Self magazine has a list of tips to get flat abs fast, but their definition of 'fast' is 30 days. Who has that time? You've got to take the kids to the pool! Everybody will be watching! Even if you've got instant tan for the paler-than-white skin, where's the instant lipo-suction-in-a-can when you need it?

Swimsuit season is a time for serious angst. I mean, come on. Even if you are in really good shape, a bikini isn't always flattering:
Photo: Mike Baird

The worst pain centers around two areas: trying on the suit and having someone insist on taking your photo while you're wearing the suit. We've* put together some tips on how to cope with Swimsuit Season.

*Okay, that should be I've put together some tips. Don't blame Crabby.

Top ten things not to say to someone who's trying on a swimsuit




10. Oh. It's very... interesting.
9. It's not just you. Polka dots make everyone's hips look wide.
8. Gosh, I didn't know they came in that size.
7. Y'know, one piece suits are much more... slimming.
6. Hey, splashing about in the water isn't all that fun anyway.
5. Gee, you look just like Kirstie Allie.
4. Wow, I didn't know you were expecting.
3. Does a girdle come with that suit?
2. It's the lighting. Fluorescent lights add weight.
1. Can I take your picture?

Top ten ways to ease the pain of getting your picture taken while wearing a swimsuit


10. Get some children to stand in front of you.
9. No, infants don't count.
8. Yes, check with the parents first, or at least make sure you know the parents.
7. Because that's the kind of lawsuit you never want to have to deal with.
6. Preferably children who are rather tall and fidget a lot.
5. Besides, blurry photos can look quite artistic.
4. Especially if you're wearing a floppy hat and sunglasses.
3. Hey, all the celebrities wear that stuff.
2. Well, who cares what the photographer thinks?
1. Look, if they're going to get all huffy, take their picture instead. So there.
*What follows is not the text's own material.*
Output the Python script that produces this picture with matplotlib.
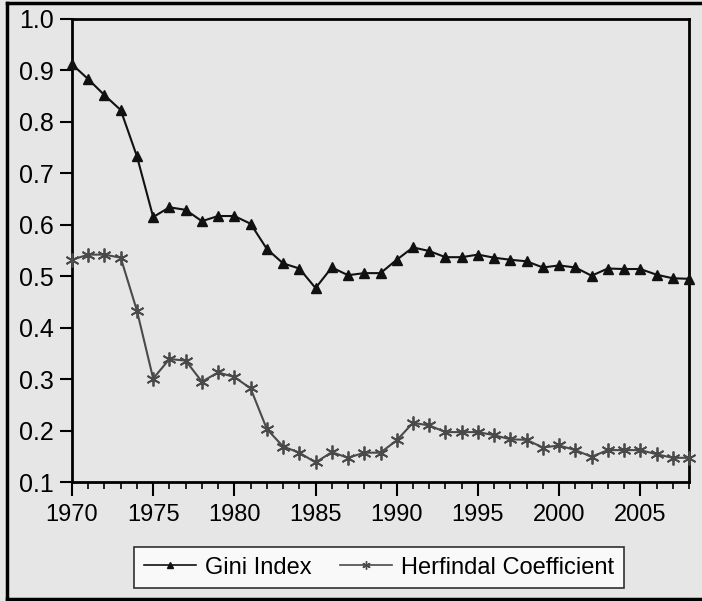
import matplotlib
matplotlib.use("Agg")
import matplotlib.pyplot as plt
from matplotlib.lines import Line2D

years = list(range(1970, 2009))
gini = [0.912, 0.883, 0.852, 0.823, 0.733, 0.615, 0.634, 0.629, 0.607, 0.617,
        0.617, 0.602, 0.553, 0.525, 0.515, 0.477, 0.517, 0.502, 0.506, 0.506,
        0.532, 0.556, 0.549, 0.537, 0.537, 0.542, 0.536, 0.532, 0.529, 0.517,
        0.521, 0.517, 0.501, 0.515, 0.514, 0.514, 0.503, 0.496, 0.495]
herf = [0.532, 0.542, 0.542, 0.536, 0.433, 0.301, 0.339, 0.336, 0.295, 0.313,
        0.304, 0.282, 0.203, 0.169, 0.157, 0.138, 0.158, 0.147, 0.157, 0.157,
        0.181, 0.215, 0.210, 0.197, 0.197, 0.197, 0.191, 0.183, 0.182, 0.167,
        0.171, 0.162, 0.149, 0.162, 0.162, 0.162, 0.154, 0.147, 0.147]
labels = ["Gini Index", "Herfindal Coefficient"]
yticks = [0.1, 0.2, 0.3, 0.4, 0.5, 0.6, 0.7, 0.8, 0.9, 1.0]
xticks = [1970, 1975, 1980, 1985, 1990, 1995, 2000, 2005]

plt.rcParams['font.family'] = ['Liberation Sans', 'DejaVu Sans']
bg = '#e6e6e6'
W, H = 702, 601
fig = plt.figure(figsize=(W / 100, H / 100), dpi=100, facecolor=bg)
ax = fig.add_axes([72 / W, 1 - 482 / H, (689 - 72) / W, (482 - 19) / H])
ax.set_facecolor(bg)

ax.plot(years, gini, color='#111111', lw=1.5, marker='^', ms=7, mfc='#111111',
        mec='#111111', clip_on=False, zorder=3)
ax.plot(years, herf, color='#4a4a4a', lw=1.5, marker=(6, 2, 0), ms=10, mec='#4a4a4a',
        mew=1.3, clip_on=False, zorder=3)

ax.set_xlim(1970, 2008)
ax.set_ylim(0.1, 1.0)
ax.set_yticks(yticks)
ax.set_yticklabels([f"{v:.1f}" for v in yticks])
ax.set_xticks(xticks)
ax.set_xticks(years, minor=True)
for s in ax.spines.values():
    s.set_linewidth(2)
    s.set_color('black')
ax.tick_params(axis='both', which='major', direction='out', width=1.5, color='black')
ax.tick_params(axis='y', which='major', length=9, pad=4, labelsize=18)
ax.tick_params(axis='x', which='major', length=10, pad=6, labelsize=17)
ax.tick_params(axis='x', which='minor', length=5, width=1.2, direction='out')

handles = [Line2D([], [], color='#111111', lw=1.2, marker='^', ms=5),
           Line2D([], [], color='#4a4a4a', lw=1.2, marker=(6, 2, 0), ms=6)]
leg = fig.legend(handles, labels, loc='center', bbox_to_anchor=(379 / W, 1 - 567.5 / H),
                 ncol=2, fontsize=17, frameon=True, fancybox=False, handlelength=2.2,
                 handletextpad=0.4, columnspacing=1.2, borderpad=0.4)
leg.get_frame().set_facecolor('white')
leg.get_frame().set_edgecolor('black')
leg.get_frame().set_linewidth(1.2)

# outer border (top, left, bottom)
fig.add_artist(Line2D([7 / W, 1], [1 - 2.5 / H, 1 - 2.5 / H], color='black', lw=2.5,
                      transform=fig.transFigure))
fig.add_artist(Line2D([7 / W, 7 / W], [1 - 2.5 / H, 1 - 599 / H], color='black', lw=2.5,
                      transform=fig.transFigure))
fig.add_artist(Line2D([7 / W, 1], [1 - 599 / H, 1 - 599 / H], color='black', lw=2.5,
                      transform=fig.transFigure))

fig.savefig('out.png', dpi=100, facecolor=bg)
If you decide to go the no-suit route (no, not nekkid, clothed)...



If you decide to just wear regular clothes to the beach, remember these tips:

1. Don't wear parachute pants. Baggy pants only make you look thinner if the waist is really loose.
2. You can look thinner if you suck in your gut:

Excellent! Just keep that up until Labor Day, and no worries.

(Jeans photos courtesy of Melting Mama)

For a more serious treatment of this subject, check out the Back in Skinny Jeans post about Bikini Torment. I'm not in a serious frame of mind. Probably because I haven't tried on any swimsuits yet.

Well, how are you going to cope with swimsuit season? Total denial? A what-the-hell attitude? Something in between?